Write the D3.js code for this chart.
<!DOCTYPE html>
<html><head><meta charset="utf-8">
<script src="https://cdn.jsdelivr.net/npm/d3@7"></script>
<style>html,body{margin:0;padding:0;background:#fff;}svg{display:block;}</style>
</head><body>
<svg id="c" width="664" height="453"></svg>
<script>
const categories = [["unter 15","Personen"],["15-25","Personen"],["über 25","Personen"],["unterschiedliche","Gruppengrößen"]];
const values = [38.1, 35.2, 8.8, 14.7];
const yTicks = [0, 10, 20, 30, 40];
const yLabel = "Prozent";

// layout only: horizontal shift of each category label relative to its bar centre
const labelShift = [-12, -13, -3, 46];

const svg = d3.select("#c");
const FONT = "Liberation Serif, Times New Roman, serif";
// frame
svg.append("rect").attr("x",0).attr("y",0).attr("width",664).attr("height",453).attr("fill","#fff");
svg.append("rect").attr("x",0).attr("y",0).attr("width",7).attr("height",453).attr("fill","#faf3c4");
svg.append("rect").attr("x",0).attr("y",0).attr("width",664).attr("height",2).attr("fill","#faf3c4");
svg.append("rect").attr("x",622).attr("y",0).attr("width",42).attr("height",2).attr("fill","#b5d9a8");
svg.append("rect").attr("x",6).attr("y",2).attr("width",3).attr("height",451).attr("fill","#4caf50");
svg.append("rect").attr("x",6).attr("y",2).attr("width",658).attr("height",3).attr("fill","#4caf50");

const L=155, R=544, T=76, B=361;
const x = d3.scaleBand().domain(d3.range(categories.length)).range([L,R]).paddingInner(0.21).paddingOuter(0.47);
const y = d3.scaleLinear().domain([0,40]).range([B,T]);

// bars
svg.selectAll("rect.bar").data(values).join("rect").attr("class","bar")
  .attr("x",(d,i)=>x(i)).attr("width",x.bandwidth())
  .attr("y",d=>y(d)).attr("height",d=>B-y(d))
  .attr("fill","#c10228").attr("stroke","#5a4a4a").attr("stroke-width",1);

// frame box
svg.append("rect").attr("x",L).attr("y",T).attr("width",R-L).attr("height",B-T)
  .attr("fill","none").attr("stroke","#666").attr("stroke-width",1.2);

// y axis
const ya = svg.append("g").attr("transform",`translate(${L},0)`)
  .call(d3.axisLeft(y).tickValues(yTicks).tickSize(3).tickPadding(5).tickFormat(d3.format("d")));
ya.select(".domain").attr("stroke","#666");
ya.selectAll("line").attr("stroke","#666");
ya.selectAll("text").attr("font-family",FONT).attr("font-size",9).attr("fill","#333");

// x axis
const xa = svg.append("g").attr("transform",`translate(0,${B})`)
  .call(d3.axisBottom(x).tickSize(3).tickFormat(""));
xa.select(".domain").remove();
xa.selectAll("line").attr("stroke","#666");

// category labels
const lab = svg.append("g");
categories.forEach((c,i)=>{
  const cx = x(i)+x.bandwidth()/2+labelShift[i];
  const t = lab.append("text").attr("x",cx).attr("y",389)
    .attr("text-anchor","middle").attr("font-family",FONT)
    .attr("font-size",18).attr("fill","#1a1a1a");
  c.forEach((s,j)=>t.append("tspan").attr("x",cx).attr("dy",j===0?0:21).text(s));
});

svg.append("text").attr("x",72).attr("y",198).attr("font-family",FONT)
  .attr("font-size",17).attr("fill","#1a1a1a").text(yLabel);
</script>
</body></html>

--

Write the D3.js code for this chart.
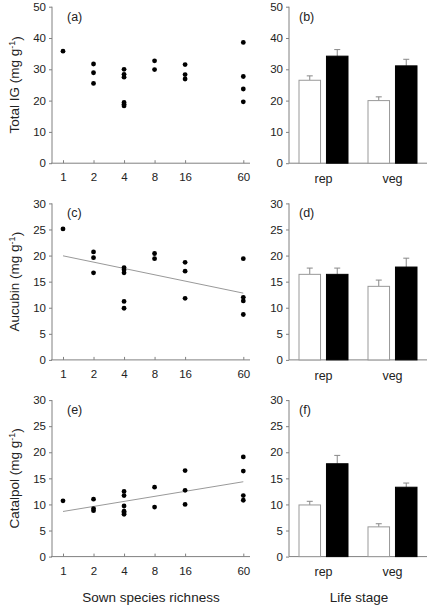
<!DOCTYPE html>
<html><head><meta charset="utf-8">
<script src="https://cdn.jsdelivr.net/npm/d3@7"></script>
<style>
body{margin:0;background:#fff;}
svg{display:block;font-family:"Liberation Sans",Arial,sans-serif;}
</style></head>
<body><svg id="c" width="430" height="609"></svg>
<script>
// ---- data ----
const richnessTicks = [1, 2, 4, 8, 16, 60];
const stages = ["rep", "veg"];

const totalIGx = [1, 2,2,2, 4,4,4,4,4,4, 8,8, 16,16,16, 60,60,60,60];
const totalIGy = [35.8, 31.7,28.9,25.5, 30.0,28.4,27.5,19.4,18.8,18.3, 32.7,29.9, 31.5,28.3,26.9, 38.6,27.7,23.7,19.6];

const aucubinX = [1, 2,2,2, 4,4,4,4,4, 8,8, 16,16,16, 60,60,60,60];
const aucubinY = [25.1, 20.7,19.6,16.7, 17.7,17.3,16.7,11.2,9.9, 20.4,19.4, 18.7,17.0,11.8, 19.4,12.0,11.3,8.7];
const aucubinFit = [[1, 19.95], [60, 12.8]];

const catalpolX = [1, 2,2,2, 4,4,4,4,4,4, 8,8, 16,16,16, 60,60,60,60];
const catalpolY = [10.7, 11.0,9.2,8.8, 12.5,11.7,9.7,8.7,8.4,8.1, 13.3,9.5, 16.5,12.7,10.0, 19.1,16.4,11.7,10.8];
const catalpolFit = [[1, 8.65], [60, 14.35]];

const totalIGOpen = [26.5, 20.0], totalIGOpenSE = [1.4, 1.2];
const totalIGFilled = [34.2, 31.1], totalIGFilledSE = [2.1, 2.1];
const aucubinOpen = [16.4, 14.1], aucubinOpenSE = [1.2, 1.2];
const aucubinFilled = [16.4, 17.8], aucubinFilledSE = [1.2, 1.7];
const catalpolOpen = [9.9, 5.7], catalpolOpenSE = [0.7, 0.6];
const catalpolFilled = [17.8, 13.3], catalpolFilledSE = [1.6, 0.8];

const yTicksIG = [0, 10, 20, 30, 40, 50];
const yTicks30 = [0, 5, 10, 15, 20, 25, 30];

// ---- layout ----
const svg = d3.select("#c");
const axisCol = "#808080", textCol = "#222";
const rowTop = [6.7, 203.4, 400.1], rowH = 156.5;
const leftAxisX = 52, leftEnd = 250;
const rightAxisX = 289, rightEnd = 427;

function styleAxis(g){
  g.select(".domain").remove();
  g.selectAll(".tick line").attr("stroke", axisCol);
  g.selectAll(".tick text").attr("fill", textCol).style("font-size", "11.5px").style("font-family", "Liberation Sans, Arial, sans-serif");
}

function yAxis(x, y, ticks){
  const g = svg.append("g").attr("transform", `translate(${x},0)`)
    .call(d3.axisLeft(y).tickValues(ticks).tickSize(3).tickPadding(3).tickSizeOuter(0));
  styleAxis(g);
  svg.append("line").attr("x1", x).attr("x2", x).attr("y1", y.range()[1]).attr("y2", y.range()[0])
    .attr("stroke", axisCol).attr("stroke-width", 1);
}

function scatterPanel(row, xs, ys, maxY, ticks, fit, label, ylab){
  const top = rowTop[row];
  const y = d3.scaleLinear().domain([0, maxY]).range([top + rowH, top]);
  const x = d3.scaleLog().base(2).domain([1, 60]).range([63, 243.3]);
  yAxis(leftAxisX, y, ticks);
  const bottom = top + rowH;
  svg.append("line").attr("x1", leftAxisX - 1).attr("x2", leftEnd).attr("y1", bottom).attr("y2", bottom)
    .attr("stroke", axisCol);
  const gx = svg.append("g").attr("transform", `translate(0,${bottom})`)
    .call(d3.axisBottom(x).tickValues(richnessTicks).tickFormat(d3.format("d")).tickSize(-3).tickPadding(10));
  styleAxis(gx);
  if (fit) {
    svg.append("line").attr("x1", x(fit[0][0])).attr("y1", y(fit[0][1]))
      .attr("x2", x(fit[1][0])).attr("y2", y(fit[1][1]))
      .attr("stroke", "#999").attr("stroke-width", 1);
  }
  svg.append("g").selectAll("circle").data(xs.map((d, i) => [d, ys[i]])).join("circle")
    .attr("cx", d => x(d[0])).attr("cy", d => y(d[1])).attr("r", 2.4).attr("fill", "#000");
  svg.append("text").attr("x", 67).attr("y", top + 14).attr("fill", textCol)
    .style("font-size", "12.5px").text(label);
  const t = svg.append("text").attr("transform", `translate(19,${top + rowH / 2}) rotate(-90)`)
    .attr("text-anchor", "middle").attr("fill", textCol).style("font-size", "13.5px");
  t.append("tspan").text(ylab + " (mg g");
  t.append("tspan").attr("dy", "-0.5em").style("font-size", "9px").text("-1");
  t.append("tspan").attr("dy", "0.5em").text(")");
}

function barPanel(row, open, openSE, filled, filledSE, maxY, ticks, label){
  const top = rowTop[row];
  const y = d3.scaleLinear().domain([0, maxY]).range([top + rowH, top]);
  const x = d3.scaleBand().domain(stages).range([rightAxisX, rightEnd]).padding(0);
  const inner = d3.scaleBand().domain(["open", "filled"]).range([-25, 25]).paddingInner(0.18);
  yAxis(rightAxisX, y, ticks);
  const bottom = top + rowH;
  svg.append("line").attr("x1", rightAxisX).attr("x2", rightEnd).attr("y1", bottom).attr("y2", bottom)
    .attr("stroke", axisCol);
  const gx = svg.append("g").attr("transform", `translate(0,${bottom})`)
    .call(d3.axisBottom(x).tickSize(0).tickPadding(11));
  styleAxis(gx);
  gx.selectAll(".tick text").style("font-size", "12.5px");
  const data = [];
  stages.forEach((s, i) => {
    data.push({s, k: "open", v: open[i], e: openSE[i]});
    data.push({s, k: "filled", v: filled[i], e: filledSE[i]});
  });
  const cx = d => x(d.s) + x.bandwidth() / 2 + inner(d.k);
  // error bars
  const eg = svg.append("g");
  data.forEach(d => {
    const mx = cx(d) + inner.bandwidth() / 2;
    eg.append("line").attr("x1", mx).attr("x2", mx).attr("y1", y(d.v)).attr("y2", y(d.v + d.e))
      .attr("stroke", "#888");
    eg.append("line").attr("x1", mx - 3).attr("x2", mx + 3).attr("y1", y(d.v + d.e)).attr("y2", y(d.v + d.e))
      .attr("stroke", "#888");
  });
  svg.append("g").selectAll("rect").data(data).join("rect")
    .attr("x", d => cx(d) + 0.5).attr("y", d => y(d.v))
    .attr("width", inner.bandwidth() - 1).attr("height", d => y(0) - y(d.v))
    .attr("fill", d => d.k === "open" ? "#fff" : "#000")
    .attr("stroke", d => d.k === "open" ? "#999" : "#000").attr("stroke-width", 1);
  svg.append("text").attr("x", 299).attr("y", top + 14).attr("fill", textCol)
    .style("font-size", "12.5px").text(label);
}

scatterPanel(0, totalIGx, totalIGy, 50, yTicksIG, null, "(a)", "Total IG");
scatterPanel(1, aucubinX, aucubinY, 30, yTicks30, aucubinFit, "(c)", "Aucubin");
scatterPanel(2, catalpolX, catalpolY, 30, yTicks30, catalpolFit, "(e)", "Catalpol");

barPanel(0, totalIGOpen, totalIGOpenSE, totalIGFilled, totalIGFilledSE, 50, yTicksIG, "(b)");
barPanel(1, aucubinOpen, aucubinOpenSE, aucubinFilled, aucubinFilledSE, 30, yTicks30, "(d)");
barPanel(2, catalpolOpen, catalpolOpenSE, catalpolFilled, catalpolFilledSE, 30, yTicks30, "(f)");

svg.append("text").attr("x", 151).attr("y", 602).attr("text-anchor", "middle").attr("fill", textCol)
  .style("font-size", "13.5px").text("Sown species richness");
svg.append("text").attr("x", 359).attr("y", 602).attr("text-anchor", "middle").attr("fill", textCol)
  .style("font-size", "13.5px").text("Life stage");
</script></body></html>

--

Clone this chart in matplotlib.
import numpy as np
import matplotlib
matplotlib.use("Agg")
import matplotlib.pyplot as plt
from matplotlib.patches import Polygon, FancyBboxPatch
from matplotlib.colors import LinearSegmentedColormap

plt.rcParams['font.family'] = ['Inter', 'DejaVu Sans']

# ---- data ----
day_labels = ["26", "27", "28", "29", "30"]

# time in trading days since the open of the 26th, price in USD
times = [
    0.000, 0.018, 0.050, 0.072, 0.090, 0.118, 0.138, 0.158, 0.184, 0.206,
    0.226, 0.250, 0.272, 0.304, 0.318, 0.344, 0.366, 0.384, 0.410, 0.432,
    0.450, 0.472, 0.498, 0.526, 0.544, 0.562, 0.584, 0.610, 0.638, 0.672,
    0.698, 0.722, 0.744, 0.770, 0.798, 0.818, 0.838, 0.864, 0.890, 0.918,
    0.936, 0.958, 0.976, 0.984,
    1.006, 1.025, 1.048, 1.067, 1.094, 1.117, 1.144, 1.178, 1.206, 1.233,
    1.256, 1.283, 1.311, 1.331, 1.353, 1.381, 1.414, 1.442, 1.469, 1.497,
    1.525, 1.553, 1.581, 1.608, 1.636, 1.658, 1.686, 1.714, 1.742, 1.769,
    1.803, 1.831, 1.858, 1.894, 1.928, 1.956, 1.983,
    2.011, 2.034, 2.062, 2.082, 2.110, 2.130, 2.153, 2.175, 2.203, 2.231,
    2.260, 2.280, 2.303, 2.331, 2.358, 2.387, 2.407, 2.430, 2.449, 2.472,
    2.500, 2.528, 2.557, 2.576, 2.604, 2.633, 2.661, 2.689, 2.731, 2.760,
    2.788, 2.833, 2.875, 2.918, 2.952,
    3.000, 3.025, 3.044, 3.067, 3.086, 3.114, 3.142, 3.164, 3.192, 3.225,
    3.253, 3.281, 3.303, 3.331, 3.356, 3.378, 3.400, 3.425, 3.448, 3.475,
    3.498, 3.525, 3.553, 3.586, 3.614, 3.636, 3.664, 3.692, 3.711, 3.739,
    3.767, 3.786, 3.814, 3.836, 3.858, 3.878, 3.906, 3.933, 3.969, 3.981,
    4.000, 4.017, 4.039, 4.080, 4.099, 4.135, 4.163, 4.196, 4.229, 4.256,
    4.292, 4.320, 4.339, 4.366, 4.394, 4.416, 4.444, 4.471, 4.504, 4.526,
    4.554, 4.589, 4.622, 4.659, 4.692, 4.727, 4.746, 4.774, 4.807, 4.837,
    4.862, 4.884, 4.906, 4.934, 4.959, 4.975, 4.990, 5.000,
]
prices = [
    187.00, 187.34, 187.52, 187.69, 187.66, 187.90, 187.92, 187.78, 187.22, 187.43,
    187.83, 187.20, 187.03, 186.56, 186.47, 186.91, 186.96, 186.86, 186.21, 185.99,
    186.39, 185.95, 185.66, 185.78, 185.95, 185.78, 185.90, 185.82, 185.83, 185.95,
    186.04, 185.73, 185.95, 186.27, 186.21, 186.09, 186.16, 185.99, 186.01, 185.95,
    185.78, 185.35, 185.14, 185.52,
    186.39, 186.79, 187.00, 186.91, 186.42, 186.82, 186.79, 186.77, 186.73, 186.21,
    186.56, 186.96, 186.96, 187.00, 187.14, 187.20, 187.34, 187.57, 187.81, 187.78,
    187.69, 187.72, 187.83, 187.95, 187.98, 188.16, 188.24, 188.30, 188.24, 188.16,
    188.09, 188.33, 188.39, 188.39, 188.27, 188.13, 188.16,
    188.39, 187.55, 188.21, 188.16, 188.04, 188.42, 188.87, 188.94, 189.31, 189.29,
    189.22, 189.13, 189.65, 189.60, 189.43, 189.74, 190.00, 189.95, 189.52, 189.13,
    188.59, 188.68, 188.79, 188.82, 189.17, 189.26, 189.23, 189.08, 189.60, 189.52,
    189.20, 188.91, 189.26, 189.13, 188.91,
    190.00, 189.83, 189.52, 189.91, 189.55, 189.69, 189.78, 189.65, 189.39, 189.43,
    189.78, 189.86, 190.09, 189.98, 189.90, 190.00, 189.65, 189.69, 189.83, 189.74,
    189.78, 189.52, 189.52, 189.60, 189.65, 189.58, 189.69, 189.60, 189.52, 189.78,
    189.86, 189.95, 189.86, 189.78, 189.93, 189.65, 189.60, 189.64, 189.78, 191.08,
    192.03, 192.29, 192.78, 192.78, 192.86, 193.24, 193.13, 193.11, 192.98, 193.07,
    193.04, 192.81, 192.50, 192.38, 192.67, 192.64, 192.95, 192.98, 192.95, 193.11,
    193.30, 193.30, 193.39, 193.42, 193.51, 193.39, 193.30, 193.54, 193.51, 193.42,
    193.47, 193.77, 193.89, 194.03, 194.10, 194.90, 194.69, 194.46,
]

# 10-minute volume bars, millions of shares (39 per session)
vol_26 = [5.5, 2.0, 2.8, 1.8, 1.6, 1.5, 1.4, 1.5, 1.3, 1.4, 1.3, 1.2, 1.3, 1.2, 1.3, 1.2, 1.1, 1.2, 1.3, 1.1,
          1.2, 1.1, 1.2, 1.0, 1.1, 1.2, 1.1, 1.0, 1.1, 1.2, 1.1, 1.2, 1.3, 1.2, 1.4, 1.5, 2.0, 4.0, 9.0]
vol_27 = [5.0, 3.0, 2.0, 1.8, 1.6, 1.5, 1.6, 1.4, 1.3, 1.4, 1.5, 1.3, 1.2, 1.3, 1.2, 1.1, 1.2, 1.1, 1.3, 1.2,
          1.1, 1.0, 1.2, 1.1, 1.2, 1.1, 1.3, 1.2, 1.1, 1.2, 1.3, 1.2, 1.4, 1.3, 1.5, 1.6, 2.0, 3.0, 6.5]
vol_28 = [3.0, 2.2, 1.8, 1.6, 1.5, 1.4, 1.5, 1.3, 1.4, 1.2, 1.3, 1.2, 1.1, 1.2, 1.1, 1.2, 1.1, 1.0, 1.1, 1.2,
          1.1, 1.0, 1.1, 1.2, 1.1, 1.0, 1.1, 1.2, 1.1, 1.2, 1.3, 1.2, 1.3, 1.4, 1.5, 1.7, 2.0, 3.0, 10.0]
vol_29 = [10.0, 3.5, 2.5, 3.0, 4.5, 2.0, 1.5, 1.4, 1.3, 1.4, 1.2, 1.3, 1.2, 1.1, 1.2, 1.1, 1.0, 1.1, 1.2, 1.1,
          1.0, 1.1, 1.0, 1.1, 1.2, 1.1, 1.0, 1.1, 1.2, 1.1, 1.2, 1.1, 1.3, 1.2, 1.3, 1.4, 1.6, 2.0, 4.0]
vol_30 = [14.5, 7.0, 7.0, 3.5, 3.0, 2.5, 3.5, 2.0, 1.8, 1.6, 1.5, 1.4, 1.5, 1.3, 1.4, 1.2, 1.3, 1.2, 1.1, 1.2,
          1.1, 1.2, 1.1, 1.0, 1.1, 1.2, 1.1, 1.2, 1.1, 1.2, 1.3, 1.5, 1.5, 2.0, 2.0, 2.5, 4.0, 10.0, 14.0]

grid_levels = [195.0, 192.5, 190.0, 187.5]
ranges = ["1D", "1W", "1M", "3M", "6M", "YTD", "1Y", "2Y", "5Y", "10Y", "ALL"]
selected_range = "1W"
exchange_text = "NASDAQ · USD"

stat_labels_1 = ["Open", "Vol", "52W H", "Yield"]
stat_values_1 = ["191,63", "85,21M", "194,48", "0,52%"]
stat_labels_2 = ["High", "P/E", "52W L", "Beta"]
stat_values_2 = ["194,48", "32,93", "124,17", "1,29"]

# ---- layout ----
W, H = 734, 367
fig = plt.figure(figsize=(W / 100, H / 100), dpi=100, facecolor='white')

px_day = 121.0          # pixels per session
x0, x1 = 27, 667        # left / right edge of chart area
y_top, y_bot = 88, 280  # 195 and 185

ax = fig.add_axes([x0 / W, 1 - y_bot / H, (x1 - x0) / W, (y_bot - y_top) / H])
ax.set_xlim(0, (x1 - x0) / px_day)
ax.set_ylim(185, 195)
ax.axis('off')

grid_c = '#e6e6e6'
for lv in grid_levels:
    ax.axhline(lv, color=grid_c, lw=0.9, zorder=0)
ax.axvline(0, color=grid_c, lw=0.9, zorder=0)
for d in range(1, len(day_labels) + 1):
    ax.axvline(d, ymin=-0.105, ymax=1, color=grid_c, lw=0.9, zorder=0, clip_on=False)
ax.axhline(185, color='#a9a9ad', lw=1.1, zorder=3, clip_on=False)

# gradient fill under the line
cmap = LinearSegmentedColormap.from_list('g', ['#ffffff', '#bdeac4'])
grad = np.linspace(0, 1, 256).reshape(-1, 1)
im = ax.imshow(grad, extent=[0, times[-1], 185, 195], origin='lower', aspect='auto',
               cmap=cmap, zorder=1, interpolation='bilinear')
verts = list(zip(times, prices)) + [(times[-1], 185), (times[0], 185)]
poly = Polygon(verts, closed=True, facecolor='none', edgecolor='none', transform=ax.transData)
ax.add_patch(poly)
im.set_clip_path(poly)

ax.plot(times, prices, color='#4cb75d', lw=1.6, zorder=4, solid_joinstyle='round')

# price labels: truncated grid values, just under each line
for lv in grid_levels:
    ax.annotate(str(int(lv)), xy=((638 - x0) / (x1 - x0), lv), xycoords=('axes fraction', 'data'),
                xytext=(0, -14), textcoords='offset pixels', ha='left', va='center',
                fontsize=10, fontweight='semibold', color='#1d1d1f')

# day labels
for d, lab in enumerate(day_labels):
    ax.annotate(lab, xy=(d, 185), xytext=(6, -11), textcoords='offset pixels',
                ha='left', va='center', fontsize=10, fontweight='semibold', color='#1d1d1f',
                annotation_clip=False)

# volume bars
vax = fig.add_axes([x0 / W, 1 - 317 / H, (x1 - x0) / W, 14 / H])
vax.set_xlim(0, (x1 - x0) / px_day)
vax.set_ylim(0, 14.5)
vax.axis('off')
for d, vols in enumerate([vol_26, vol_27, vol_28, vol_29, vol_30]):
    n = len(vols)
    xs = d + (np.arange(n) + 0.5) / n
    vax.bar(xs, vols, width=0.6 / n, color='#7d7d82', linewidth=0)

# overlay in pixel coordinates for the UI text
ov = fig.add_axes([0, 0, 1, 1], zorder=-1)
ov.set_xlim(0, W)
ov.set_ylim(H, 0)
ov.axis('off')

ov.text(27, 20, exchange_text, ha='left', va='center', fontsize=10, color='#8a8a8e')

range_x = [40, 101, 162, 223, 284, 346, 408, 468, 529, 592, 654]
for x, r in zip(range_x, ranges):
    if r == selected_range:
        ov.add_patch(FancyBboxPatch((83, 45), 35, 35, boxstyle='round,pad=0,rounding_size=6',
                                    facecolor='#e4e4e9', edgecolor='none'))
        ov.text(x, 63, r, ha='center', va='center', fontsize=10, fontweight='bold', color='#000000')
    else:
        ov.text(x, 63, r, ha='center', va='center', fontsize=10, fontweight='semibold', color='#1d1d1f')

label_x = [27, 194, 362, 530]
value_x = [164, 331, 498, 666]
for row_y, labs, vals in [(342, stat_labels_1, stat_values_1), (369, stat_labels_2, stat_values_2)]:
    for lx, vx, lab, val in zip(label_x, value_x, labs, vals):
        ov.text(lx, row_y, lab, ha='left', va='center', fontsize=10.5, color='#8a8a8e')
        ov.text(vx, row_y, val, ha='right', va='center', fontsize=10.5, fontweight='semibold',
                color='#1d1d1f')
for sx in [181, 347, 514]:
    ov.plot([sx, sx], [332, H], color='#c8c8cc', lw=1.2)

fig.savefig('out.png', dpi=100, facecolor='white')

-- Exercise requirements --
Which lines contain "matplotlib"? Show each of them.

-- Exercise output --
Clone this chart in matplotlib.
import matplotlib
matplotlib.use("Agg")
import matplotlib.pyplot as plt
from matplotlib.patches import Polygon, FancyBboxPatch
from matplotlib.colors import LinearSegmentedColormap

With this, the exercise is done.